"Why am I not good enough?"
The words of a seventh-grade student at Queen Creek Middle School have left many speechless and even some in tears.
"That was so gut wrenching and yet beautiful and inspiring at the same time," one person wrote after watching the video.
Olivia Vella crafted those words -- "why am I not good enough?" -- as part of a powerful slam poem she performed for a class assignment.
According to the school, Olivia's seventh-grade writing class was tasked with creating a slam poem about a topic they were passionate about for their last assignment. They had to present their final product.
Olivia's stood out and her performance was posted to the school's Facebook page Tuesday and then on the 12 News Facebook page.
With thousands of comments and shares -- her words have reached millions and have many saying this seventh grader is "brilliant beyond words" and wise beyond her years.
In the poem, Olivia elegantly and perfectly addresses the woes of a young teenager struggling with insecurity and a desire to "be popular."
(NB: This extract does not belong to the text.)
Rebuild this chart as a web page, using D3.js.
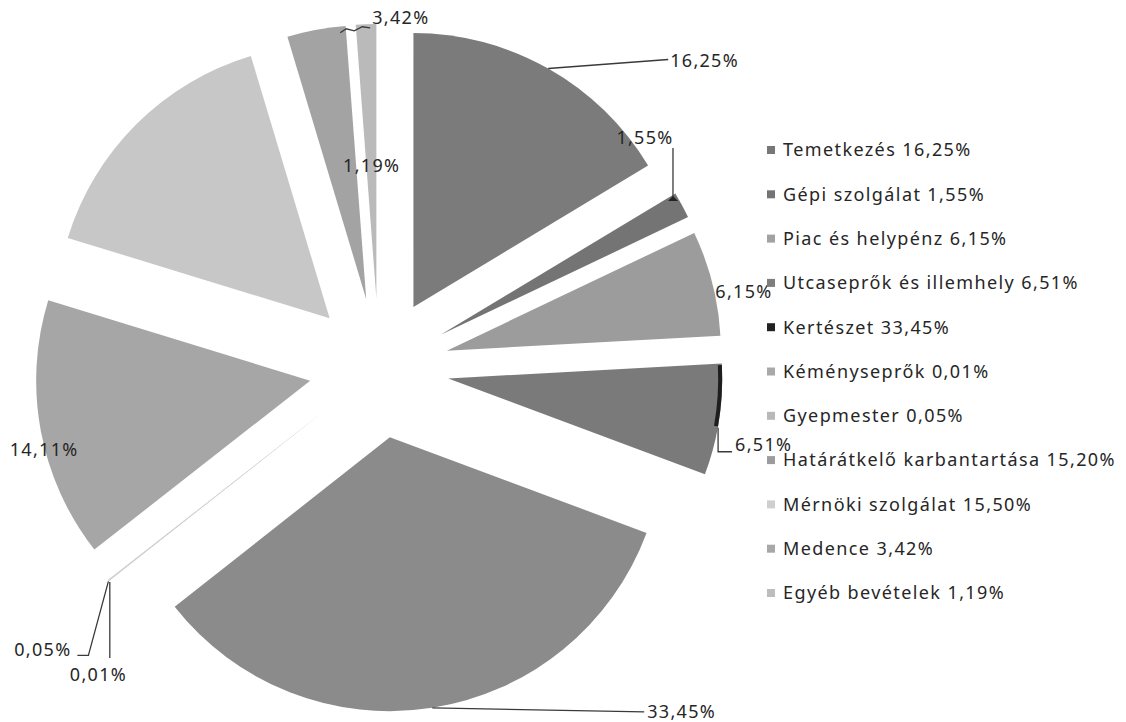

"Society infers girls have to have skinny waists, tan skin, long silky hair, perfectly straight teeth, big butts. Society infers girls have to wear tons of makeup to look pretty. Society infers girls have to wear skanky clothing and do inappropriate things with boys to be happy and considered cool."
But her words are not just relating to teens, they're felt by all -- at any age.
"As you gaze into the bathroom mirror, you see a stranger that somehow stole your reflection and replaced it with a completely different girl," she says discussing the lengths one may go to to "fit in" and not be the "odd one out." "You tell yourself: I just want people to like me. I just want to be accepted."
She finishes with a powerful message.
"Society is wrong," she says. "You are loved. You are precious. You are beautiful. You are talented, You are capable. You are deserving of respect. You are one in 7 billion."
According to the school, Olivia presented her poem to every seventh-grade writing period and "had several students in tears, shocked, and more empathetic than ever."
"And most of all," Olivia says, "you are good enough."